- _What to do_
Look through the entries below and extract exactly the lines from the one containing "Write the seaborn" through the one containing "from matplotlib.lines import Line2D", ends included.

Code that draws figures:
----

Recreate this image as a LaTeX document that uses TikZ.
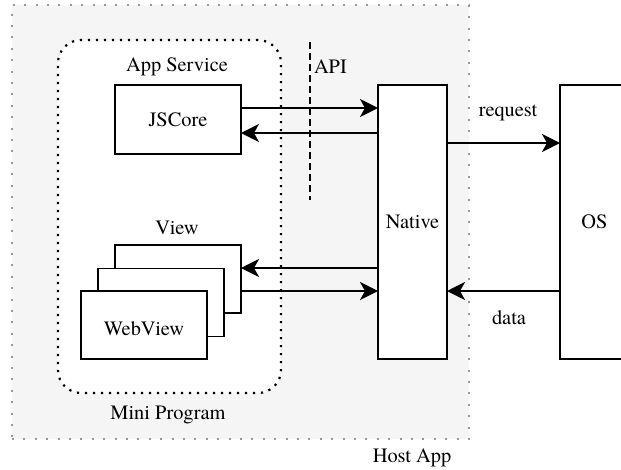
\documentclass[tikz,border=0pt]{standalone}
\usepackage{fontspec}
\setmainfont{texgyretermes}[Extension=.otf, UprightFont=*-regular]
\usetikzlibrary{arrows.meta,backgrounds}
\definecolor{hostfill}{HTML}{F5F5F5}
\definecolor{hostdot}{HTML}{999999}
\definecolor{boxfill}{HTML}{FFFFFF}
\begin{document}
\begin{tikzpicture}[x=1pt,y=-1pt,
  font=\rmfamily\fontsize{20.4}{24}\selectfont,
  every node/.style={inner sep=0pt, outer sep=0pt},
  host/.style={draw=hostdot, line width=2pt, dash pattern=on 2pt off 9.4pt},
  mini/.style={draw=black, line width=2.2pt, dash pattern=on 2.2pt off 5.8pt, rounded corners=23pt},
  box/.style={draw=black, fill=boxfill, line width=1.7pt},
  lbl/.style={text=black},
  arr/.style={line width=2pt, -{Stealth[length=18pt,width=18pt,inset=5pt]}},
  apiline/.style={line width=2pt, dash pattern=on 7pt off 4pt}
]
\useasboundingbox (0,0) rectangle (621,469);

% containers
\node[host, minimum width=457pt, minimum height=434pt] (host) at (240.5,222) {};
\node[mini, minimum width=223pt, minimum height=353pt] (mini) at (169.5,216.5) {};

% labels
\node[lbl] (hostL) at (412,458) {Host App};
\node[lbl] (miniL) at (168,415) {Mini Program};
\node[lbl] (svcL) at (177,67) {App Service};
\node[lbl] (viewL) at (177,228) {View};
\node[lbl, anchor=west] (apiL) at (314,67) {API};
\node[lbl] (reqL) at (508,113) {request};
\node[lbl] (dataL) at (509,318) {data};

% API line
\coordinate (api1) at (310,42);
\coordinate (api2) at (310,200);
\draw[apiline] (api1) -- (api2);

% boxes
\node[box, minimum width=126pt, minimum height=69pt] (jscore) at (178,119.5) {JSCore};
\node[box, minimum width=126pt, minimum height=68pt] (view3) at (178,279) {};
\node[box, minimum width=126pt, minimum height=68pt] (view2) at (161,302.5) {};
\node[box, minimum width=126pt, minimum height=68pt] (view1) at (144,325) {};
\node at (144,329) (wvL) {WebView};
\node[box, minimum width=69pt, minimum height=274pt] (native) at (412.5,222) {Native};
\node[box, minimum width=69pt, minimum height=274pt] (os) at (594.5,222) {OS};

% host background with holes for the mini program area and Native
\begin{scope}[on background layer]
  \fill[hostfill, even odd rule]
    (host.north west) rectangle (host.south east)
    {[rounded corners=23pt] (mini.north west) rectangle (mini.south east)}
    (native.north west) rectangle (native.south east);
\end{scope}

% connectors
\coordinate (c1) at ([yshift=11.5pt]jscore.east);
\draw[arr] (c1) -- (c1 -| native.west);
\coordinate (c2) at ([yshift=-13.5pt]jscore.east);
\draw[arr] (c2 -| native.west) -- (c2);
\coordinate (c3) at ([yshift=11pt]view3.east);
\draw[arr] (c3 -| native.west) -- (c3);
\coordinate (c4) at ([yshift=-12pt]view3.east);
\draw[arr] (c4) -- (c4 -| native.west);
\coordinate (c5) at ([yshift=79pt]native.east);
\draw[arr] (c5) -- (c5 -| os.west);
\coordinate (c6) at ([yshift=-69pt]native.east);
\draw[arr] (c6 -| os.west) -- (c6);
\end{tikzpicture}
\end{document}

----

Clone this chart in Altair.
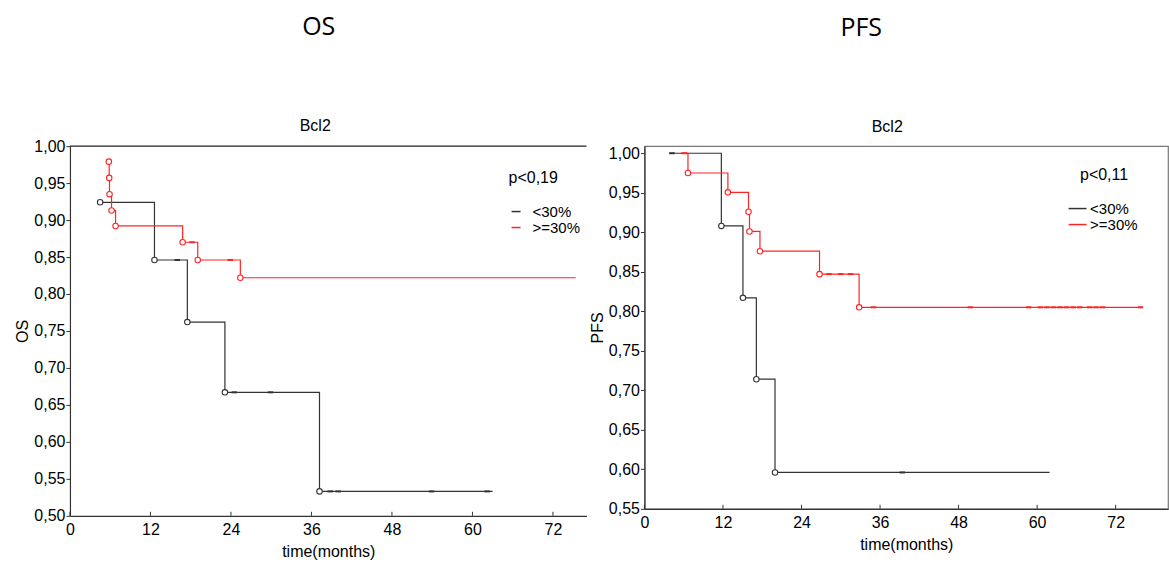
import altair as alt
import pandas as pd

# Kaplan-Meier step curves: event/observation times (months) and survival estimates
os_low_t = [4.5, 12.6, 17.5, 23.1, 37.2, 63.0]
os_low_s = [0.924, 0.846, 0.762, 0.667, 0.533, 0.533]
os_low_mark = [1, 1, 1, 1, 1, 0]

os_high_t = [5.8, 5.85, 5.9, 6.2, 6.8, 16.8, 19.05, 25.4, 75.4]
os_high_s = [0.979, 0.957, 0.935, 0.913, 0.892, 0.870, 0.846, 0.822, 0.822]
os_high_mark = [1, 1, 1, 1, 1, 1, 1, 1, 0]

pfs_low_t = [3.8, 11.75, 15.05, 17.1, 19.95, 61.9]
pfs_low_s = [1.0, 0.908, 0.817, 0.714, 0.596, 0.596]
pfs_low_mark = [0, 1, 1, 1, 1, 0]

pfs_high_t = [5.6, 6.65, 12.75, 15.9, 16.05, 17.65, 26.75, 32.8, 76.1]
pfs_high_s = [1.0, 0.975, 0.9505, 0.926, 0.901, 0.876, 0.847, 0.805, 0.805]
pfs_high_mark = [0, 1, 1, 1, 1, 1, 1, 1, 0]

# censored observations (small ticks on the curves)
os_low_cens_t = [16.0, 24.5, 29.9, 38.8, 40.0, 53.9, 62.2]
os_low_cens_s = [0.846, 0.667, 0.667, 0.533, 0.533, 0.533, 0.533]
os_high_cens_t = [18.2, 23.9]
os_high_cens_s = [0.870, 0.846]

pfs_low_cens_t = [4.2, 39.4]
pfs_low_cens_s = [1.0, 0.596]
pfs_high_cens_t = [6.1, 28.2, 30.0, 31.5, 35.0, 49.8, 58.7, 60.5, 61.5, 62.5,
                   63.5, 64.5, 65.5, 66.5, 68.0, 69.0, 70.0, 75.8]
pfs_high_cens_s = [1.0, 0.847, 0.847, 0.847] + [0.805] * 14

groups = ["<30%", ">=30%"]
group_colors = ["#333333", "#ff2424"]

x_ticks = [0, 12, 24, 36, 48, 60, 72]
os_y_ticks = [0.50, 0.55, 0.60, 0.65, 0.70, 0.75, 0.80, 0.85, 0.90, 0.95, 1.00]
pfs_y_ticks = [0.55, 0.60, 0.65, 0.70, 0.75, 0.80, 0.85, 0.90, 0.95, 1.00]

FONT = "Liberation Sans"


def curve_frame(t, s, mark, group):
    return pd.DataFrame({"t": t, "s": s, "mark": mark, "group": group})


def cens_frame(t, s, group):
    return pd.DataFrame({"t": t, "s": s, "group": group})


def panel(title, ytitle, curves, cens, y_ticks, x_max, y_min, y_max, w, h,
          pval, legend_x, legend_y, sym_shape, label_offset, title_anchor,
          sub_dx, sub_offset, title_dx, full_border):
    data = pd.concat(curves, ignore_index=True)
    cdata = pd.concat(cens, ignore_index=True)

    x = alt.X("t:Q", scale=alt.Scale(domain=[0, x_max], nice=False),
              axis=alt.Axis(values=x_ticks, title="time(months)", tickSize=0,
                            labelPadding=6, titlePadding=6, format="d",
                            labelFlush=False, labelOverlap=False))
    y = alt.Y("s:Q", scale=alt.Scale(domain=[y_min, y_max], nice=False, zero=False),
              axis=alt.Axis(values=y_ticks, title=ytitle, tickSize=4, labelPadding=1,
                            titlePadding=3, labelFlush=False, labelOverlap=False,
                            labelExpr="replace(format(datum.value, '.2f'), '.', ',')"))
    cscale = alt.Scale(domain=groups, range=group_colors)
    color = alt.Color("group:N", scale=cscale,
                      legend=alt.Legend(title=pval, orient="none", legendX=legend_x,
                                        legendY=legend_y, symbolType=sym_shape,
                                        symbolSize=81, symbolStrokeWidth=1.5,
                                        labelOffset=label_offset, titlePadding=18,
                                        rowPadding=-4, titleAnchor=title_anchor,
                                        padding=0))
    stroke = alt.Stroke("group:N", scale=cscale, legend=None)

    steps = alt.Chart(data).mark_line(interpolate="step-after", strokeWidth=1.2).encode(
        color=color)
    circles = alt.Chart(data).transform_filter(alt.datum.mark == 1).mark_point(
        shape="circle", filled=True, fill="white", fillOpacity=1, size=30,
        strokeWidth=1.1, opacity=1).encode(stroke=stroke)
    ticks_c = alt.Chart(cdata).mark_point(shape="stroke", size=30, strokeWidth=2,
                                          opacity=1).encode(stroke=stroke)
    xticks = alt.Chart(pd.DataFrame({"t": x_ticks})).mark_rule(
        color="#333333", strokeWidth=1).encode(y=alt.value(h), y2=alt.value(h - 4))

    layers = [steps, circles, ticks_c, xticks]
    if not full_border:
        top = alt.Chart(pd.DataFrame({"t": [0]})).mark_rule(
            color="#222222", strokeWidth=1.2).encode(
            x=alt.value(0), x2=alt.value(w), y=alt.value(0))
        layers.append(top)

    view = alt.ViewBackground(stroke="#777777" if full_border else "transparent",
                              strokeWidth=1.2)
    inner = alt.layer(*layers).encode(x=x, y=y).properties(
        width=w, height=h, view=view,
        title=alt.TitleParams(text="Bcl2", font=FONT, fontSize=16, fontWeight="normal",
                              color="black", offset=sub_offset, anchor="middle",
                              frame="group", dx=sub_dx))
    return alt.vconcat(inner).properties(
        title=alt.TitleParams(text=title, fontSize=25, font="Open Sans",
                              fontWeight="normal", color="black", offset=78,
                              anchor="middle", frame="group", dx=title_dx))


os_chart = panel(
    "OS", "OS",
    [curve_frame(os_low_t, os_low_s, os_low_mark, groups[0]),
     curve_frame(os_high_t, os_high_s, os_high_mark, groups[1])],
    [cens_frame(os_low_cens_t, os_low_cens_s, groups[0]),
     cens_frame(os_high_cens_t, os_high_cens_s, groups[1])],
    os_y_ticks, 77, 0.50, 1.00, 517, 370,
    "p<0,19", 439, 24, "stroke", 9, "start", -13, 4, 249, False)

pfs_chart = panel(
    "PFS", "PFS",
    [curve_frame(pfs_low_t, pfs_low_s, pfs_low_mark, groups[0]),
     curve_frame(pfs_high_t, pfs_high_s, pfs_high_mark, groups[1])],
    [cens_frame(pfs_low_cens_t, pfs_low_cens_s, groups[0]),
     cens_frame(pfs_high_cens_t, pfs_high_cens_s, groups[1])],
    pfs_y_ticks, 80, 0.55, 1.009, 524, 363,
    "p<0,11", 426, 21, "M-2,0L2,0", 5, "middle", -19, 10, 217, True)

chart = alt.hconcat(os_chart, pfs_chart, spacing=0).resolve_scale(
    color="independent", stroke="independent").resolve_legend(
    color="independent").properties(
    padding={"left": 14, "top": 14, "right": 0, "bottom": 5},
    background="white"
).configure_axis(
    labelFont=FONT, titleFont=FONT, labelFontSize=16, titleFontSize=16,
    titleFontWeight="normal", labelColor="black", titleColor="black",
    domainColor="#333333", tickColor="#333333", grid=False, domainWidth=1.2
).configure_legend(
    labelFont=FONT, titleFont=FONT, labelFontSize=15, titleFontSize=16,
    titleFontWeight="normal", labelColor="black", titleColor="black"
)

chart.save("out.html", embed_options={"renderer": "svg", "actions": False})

----

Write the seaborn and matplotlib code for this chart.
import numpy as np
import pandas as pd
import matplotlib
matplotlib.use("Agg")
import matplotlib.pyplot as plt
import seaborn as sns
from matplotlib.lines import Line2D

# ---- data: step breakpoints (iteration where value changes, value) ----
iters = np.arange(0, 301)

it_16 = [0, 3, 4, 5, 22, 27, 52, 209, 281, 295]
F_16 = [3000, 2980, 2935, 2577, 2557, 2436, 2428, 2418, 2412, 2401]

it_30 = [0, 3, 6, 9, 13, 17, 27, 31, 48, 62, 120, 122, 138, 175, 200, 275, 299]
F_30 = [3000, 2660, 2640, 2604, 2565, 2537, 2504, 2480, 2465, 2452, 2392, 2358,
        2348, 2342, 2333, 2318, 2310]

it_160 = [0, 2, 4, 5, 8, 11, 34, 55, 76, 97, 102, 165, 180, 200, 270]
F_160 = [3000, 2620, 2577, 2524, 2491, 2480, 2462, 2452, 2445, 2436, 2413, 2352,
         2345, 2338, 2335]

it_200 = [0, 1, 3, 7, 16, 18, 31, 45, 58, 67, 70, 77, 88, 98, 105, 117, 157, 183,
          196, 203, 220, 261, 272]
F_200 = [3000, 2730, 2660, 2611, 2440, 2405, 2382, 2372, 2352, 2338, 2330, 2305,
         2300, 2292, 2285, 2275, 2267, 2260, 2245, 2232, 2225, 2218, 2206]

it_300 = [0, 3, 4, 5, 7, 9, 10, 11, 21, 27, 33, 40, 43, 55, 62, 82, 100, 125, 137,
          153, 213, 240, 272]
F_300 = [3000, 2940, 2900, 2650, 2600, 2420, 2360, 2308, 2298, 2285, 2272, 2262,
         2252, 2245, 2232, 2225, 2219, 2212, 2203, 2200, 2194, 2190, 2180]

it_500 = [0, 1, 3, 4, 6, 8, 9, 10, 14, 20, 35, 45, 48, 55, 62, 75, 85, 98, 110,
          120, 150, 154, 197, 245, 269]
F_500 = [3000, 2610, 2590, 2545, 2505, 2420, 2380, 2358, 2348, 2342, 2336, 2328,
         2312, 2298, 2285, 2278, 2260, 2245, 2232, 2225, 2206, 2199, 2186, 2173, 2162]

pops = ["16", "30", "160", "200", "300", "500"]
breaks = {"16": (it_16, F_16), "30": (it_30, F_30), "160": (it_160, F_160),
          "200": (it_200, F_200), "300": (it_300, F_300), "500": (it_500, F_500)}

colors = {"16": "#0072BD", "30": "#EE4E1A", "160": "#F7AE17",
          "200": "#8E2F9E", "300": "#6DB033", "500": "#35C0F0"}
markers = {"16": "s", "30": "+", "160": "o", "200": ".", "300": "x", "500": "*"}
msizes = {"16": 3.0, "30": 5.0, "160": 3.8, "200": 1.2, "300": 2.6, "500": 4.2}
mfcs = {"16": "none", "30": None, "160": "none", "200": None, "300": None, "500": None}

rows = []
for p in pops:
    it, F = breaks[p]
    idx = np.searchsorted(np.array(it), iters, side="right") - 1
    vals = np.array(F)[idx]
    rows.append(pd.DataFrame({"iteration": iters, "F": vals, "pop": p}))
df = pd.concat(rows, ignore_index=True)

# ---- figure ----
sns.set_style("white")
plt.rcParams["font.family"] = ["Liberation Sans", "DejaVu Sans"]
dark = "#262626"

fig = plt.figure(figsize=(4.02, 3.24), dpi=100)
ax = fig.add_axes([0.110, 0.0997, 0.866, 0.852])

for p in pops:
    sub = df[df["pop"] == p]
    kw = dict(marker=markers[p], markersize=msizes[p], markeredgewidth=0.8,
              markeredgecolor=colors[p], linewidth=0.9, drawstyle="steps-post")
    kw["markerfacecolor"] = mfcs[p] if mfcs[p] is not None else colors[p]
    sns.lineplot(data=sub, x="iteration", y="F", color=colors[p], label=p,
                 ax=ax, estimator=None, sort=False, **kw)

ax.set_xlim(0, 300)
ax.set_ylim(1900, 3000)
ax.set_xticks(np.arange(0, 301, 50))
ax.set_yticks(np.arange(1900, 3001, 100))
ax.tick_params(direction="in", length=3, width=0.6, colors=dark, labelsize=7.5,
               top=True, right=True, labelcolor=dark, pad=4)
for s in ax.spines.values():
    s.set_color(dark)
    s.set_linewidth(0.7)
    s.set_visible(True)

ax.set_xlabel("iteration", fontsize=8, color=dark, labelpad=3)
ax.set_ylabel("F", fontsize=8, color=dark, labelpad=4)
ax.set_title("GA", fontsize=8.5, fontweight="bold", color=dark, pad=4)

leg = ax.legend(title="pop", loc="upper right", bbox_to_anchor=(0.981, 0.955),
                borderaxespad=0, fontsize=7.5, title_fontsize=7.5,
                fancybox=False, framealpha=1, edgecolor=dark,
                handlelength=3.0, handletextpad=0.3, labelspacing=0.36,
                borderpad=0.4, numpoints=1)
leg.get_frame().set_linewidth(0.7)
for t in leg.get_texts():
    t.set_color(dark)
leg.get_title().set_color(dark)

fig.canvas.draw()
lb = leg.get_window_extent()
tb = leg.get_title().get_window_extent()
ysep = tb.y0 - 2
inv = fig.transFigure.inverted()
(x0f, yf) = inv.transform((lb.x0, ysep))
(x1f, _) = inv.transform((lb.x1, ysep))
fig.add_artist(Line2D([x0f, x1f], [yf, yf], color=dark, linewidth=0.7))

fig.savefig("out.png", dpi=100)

----

- _Answer to the task_
Write the seaborn and matplotlib code for this chart.
import numpy as np
import pandas as pd
import matplotlib
matplotlib.use("Agg")
import matplotlib.pyplot as plt
import seaborn as sns
from matplotlib.lines import Line2D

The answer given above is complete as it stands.